>>>

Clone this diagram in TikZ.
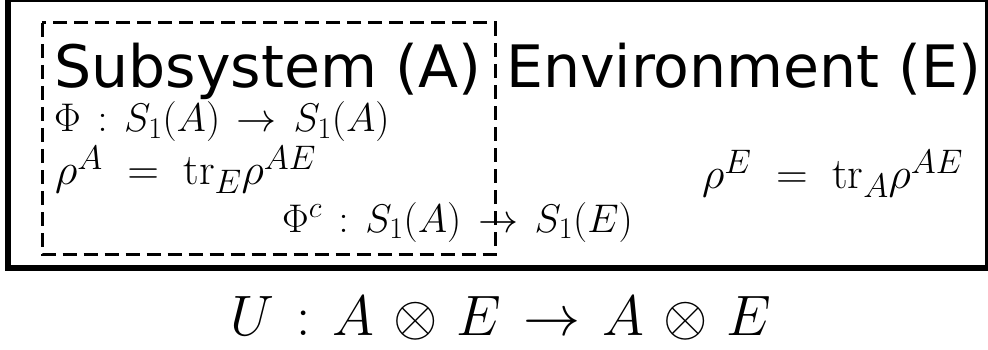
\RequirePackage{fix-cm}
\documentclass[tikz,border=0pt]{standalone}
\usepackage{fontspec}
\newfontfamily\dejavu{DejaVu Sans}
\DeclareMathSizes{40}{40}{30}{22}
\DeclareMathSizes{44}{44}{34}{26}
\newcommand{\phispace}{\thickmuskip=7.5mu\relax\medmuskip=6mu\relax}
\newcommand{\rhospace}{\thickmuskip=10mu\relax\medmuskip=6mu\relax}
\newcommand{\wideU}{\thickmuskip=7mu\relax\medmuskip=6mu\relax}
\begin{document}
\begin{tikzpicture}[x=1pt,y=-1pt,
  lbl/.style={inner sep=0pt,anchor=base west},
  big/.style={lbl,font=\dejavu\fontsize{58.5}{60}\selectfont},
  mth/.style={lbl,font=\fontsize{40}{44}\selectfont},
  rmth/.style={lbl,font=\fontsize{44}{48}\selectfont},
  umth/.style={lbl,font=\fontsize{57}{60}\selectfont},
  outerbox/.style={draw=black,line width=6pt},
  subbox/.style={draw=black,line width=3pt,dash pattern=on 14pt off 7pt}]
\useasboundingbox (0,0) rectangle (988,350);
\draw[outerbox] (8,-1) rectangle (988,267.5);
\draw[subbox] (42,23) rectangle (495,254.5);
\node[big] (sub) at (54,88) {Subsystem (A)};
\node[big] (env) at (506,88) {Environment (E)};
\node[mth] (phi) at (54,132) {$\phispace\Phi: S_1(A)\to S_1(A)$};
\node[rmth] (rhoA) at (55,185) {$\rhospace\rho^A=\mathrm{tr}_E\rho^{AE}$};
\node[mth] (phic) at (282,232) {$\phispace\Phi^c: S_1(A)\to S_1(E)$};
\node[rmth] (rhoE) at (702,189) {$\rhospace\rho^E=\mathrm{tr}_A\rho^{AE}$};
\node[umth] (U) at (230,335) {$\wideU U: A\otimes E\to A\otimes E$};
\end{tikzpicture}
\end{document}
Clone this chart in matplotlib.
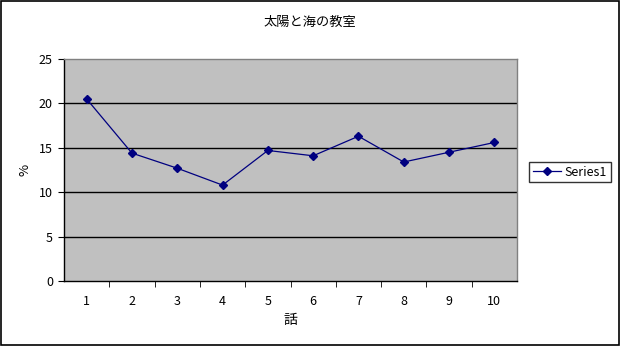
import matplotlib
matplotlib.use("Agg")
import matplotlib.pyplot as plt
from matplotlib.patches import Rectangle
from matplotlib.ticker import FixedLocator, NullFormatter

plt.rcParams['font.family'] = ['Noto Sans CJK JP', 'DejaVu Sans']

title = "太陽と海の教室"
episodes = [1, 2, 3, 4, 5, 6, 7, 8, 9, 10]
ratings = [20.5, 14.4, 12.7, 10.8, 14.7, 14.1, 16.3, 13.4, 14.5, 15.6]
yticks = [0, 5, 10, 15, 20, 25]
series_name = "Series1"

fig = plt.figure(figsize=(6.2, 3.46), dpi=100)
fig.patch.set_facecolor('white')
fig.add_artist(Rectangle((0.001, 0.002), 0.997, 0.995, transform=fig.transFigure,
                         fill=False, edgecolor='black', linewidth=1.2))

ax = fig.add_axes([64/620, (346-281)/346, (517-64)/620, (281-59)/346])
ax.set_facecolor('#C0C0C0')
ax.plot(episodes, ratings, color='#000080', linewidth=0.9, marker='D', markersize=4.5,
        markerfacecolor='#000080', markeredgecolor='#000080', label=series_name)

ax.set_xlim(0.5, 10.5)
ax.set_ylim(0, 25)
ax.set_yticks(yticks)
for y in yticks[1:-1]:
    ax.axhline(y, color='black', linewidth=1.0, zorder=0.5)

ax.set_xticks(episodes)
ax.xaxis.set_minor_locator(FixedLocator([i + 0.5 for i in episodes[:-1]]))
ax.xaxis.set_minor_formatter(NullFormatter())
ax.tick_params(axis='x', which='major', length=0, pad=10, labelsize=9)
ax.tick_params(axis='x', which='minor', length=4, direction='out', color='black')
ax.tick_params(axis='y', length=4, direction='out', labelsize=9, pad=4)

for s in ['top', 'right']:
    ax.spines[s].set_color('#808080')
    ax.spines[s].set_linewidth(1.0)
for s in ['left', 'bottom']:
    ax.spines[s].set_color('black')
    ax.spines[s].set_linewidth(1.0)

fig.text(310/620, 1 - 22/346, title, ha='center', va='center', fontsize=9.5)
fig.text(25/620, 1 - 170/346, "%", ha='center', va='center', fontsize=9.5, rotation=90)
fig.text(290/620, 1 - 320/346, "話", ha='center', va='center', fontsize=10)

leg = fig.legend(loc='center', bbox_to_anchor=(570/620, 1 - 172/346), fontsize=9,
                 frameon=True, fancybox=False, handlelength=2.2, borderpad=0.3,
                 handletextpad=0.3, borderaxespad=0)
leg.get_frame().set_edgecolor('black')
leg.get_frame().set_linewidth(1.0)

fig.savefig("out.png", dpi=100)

<<<

> Instructions to follow: Print out the whole of the material word for word, without pictures.

> Problem solution:
Clone this diagram in TikZ.
\RequirePackage{fix-cm}
\documentclass[tikz,border=0pt]{standalone}
\usepackage{fontspec}
\newfontfamily\dejavu{DejaVu Sans}
\DeclareMathSizes{40}{40}{30}{22}
\DeclareMathSizes{44}{44}{34}{26}
\newcommand{\phispace}{\thickmuskip=7.5mu\relax\medmuskip=6mu\relax}
\newcommand{\rhospace}{\thickmuskip=10mu\relax\medmuskip=6mu\relax}
\newcommand{\wideU}{\thickmuskip=7mu\relax\medmuskip=6mu\relax}
\begin{document}
\begin{tikzpicture}[x=1pt,y=-1pt,
  lbl/.style={inner sep=0pt,anchor=base west},
  big/.style={lbl,font=\dejavu\fontsize{58.5}{60}\selectfont},
  mth/.style={lbl,font=\fontsize{40}{44}\selectfont},
  rmth/.style={lbl,font=\fontsize{44}{48}\selectfont},
  umth/.style={lbl,font=\fontsize{57}{60}\selectfont},
  outerbox/.style={draw=black,line width=6pt},
  subbox/.style={draw=black,line width=3pt,dash pattern=on 14pt off 7pt}]
\useasboundingbox (0,0) rectangle (988,350);
\draw[outerbox] (8,-1) rectangle (988,267.5);
\draw[subbox] (42,23) rectangle (495,254.5);
\node[big] (sub) at (54,88) {Subsystem (A)};
\node[big] (env) at (506,88) {Environment (E)};
\node[mth] (phi) at (54,132) {$\phispace\Phi: S_1(A)\to S_1(A)$};
\node[rmth] (rhoA) at (55,185) {$\rhospace\rho^A=\mathrm{tr}_E\rho^{AE}$};
\node[mth] (phic) at (282,232) {$\phispace\Phi^c: S_1(A)\to S_1(E)$};
\node[rmth] (rhoE) at (702,189) {$\rhospace\rho^E=\mathrm{tr}_A\rho^{AE}$};
\node[umth] (U) at (230,335) {$\wideU U: A\otimes E\to A\otimes E$};
\end{tikzpicture}
\end{document}
Clone this chart in matplotlib.
import matplotlib
matplotlib.use("Agg")
import matplotlib.pyplot as plt
from matplotlib.patches import Rectangle
from matplotlib.ticker import FixedLocator, NullFormatter

plt.rcParams['font.family'] = ['Noto Sans CJK JP', 'DejaVu Sans']

title = "太陽と海の教室"
episodes = [1, 2, 3, 4, 5, 6, 7, 8, 9, 10]
ratings = [20.5, 14.4, 12.7, 10.8, 14.7, 14.1, 16.3, 13.4, 14.5, 15.6]
yticks = [0, 5, 10, 15, 20, 25]
series_name = "Series1"

fig = plt.figure(figsize=(6.2, 3.46), dpi=100)
fig.patch.set_facecolor('white')
fig.add_artist(Rectangle((0.001, 0.002), 0.997, 0.995, transform=fig.transFigure,
                         fill=False, edgecolor='black', linewidth=1.2))

ax = fig.add_axes([64/620, (346-281)/346, (517-64)/620, (281-59)/346])
ax.set_facecolor('#C0C0C0')
ax.plot(episodes, ratings, color='#000080', linewidth=0.9, marker='D', markersize=4.5,
        markerfacecolor='#000080', markeredgecolor='#000080', label=series_name)

ax.set_xlim(0.5, 10.5)
ax.set_ylim(0, 25)
ax.set_yticks(yticks)
for y in yticks[1:-1]:
    ax.axhline(y, color='black', linewidth=1.0, zorder=0.5)

ax.set_xticks(episodes)
ax.xaxis.set_minor_locator(FixedLocator([i + 0.5 for i in episodes[:-1]]))
ax.xaxis.set_minor_formatter(NullFormatter())
ax.tick_params(axis='x', which='major', length=0, pad=10, labelsize=9)
ax.tick_params(axis='x', which='minor', length=4, direction='out', color='black')
ax.tick_params(axis='y', length=4, direction='out', labelsize=9, pad=4)

for s in ['top', 'right']:
    ax.spines[s].set_color('#808080')
    ax.spines[s].set_linewidth(1.0)
for s in ['left', 'bottom']:
    ax.spines[s].set_color('black')
    ax.spines[s].set_linewidth(1.0)

fig.text(310/620, 1 - 22/346, title, ha='center', va='center', fontsize=9.5)
fig.text(25/620, 1 - 170/346, "%", ha='center', va='center', fontsize=9.5, rotation=90)
fig.text(290/620, 1 - 320/346, "話", ha='center', va='center', fontsize=10)

leg = fig.legend(loc='center', bbox_to_anchor=(570/620, 1 - 172/346), fontsize=9,
                 frameon=True, fancybox=False, handlelength=2.2, borderpad=0.3,
                 handletextpad=0.3, borderaxespad=0)
leg.get_frame().set_edgecolor('black')
leg.get_frame().set_linewidth(1.0)

fig.savefig("out.png", dpi=100)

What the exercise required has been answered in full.